* **What to produce**
Print the data exactly, leaving nothing out.

* **Source material**
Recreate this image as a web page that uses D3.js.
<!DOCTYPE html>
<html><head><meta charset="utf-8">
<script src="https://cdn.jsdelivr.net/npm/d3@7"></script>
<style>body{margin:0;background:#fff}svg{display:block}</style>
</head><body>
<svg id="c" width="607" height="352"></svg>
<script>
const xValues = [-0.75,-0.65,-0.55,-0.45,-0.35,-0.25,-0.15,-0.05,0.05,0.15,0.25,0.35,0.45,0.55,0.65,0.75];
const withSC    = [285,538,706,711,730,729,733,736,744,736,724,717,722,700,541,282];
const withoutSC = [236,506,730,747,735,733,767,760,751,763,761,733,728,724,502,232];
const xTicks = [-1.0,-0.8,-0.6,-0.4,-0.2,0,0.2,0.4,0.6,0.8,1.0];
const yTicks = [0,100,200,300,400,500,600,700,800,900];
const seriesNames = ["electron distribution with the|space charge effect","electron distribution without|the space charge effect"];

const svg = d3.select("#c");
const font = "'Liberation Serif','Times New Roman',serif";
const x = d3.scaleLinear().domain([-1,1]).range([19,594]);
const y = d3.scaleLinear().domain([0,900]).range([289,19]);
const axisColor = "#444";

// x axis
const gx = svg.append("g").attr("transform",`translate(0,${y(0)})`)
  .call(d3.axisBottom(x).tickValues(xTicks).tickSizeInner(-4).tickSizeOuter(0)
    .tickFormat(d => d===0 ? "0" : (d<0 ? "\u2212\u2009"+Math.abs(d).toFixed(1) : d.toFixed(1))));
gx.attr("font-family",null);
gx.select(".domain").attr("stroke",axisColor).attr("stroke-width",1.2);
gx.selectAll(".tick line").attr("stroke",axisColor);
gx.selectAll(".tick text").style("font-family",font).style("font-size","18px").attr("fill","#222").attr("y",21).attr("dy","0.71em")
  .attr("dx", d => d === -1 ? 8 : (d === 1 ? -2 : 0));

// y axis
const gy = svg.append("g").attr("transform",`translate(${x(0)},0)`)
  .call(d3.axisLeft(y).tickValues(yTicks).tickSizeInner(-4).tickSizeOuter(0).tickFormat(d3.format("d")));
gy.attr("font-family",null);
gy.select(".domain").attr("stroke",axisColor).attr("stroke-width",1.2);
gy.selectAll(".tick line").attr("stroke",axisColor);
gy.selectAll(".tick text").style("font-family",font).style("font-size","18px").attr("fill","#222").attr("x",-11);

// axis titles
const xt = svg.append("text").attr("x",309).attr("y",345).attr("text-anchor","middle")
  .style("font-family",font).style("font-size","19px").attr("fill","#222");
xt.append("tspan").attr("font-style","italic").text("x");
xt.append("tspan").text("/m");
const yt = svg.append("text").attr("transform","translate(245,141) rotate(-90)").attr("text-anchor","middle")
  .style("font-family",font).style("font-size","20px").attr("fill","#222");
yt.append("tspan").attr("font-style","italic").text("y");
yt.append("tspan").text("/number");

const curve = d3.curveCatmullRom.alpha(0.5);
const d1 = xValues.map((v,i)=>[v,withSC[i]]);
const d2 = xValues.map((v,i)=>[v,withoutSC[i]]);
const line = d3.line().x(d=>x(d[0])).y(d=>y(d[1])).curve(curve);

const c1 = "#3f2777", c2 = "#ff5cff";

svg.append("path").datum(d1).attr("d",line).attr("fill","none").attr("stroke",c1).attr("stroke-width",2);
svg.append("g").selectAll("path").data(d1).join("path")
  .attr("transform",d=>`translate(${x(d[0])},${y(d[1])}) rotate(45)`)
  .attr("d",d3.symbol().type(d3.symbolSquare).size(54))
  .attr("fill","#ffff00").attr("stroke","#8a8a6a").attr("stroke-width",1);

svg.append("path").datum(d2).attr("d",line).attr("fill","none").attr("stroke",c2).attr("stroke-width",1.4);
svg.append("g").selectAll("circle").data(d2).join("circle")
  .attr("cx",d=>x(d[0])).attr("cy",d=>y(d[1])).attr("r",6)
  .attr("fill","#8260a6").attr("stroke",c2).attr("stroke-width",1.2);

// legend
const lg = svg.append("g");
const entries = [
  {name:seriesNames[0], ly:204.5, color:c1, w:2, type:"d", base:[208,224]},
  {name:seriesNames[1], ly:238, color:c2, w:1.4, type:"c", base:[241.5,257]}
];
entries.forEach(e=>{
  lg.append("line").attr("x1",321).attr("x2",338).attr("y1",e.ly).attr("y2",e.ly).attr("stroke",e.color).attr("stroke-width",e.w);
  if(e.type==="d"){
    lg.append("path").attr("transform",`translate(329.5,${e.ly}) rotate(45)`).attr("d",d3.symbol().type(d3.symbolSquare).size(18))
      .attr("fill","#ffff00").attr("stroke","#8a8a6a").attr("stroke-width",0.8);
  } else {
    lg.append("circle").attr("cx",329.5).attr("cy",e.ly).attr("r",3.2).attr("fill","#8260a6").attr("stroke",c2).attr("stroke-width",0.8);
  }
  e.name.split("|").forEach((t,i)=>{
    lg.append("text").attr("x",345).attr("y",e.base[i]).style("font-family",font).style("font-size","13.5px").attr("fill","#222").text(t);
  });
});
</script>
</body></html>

* **Exercise response**
Recreate this image as a web page that uses D3.js.
<!DOCTYPE html>
<html><head><meta charset="utf-8">
<script src="https://cdn.jsdelivr.net/npm/d3@7"></script>
<style>body{margin:0;background:#fff}svg{display:block}</style>
</head><body>
<svg id="c" width="607" height="352"></svg>
<script>
const xValues = [-0.75,-0.65,-0.55,-0.45,-0.35,-0.25,-0.15,-0.05,0.05,0.15,0.25,0.35,0.45,0.55,0.65,0.75];
const withSC    = [285,538,706,711,730,729,733,736,744,736,724,717,722,700,541,282];
const withoutSC = [236,506,730,747,735,733,767,760,751,763,761,733,728,724,502,232];
const xTicks = [-1.0,-0.8,-0.6,-0.4,-0.2,0,0.2,0.4,0.6,0.8,1.0];
const yTicks = [0,100,200,300,400,500,600,700,800,900];
const seriesNames = ["electron distribution with the|space charge effect","electron distribution without|the space charge effect"];

const svg = d3.select("#c");
const font = "'Liberation Serif','Times New Roman',serif";
const x = d3.scaleLinear().domain([-1,1]).range([19,594]);
const y = d3.scaleLinear().domain([0,900]).range([289,19]);
const axisColor = "#444";

// x axis
const gx = svg.append("g").attr("transform",`translate(0,${y(0)})`)
  .call(d3.axisBottom(x).tickValues(xTicks).tickSizeInner(-4).tickSizeOuter(0)
    .tickFormat(d => d===0 ? "0" : (d<0 ? "\u2212\u2009"+Math.abs(d).toFixed(1) : d.toFixed(1))));
gx.attr("font-family",null);
gx.select(".domain").attr("stroke",axisColor).attr("stroke-width",1.2);
gx.selectAll(".tick line").attr("stroke",axisColor);
gx.selectAll(".tick text").style("font-family",font).style("font-size","18px").attr("fill","#222").attr("y",21).attr("dy","0.71em")
  .attr("dx", d => d === -1 ? 8 : (d === 1 ? -2 : 0));

// y axis
const gy = svg.append("g").attr("transform",`translate(${x(0)},0)`)
  .call(d3.axisLeft(y).tickValues(yTicks).tickSizeInner(-4).tickSizeOuter(0).tickFormat(d3.format("d")));
gy.attr("font-family",null);
gy.select(".domain").attr("stroke",axisColor).attr("stroke-width",1.2);
gy.selectAll(".tick line").attr("stroke",axisColor);
gy.selectAll(".tick text").style("font-family",font).style("font-size","18px").attr("fill","#222").attr("x",-11);

// axis titles
const xt = svg.append("text").attr("x",309).attr("y",345).attr("text-anchor","middle")
  .style("font-family",font).style("font-size","19px").attr("fill","#222");
xt.append("tspan").attr("font-style","italic").text("x");
xt.append("tspan").text("/m");
const yt = svg.append("text").attr("transform","translate(245,141) rotate(-90)").attr("text-anchor","middle")
  .style("font-family",font).style("font-size","20px").attr("fill","#222");
yt.append("tspan").attr("font-style","italic").text("y");
yt.append("tspan").text("/number");

const curve = d3.curveCatmullRom.alpha(0.5);
const d1 = xValues.map((v,i)=>[v,withSC[i]]);
const d2 = xValues.map((v,i)=>[v,withoutSC[i]]);
const line = d3.line().x(d=>x(d[0])).y(d=>y(d[1])).curve(curve);

const c1 = "#3f2777", c2 = "#ff5cff";

svg.append("path").datum(d1).attr("d",line).attr("fill","none").attr("stroke",c1).attr("stroke-width",2);
svg.append("g").selectAll("path").data(d1).join("path")
  .attr("transform",d=>`translate(${x(d[0])},${y(d[1])}) rotate(45)`)
  .attr("d",d3.symbol().type(d3.symbolSquare).size(54))
  .attr("fill","#ffff00").attr("stroke","#8a8a6a").attr("stroke-width",1);

svg.append("path").datum(d2).attr("d",line).attr("fill","none").attr("stroke",c2).attr("stroke-width",1.4);
svg.append("g").selectAll("circle").data(d2).join("circle")
  .attr("cx",d=>x(d[0])).attr("cy",d=>y(d[1])).attr("r",6)
  .attr("fill","#8260a6").attr("stroke",c2).attr("stroke-width",1.2);

// legend
const lg = svg.append("g");
const entries = [
  {name:seriesNames[0], ly:204.5, color:c1, w:2, type:"d", base:[208,224]},
  {name:seriesNames[1], ly:238, color:c2, w:1.4, type:"c", base:[241.5,257]}
];
entries.forEach(e=>{
  lg.append("line").attr("x1",321).attr("x2",338).attr("y1",e.ly).attr("y2",e.ly).attr("stroke",e.color).attr("stroke-width",e.w);
  if(e.type==="d"){
    lg.append("path").attr("transform",`translate(329.5,${e.ly}) rotate(45)`).attr("d",d3.symbol().type(d3.symbolSquare).size(18))
      .attr("fill","#ffff00").attr("stroke","#8a8a6a").attr("stroke-width",0.8);
  } else {
    lg.append("circle").attr("cx",329.5).attr("cy",e.ly).attr("r",3.2).attr("fill","#8260a6").attr("stroke",c2).attr("stroke-width",0.8);
  }
  e.name.split("|").forEach((t,i)=>{
    lg.append("text").attr("x",345).attr("y",e.base[i]).style("font-family",font).style("font-size","13.5px").attr("fill","#222").text(t);
  });
});
</script>
</body></html>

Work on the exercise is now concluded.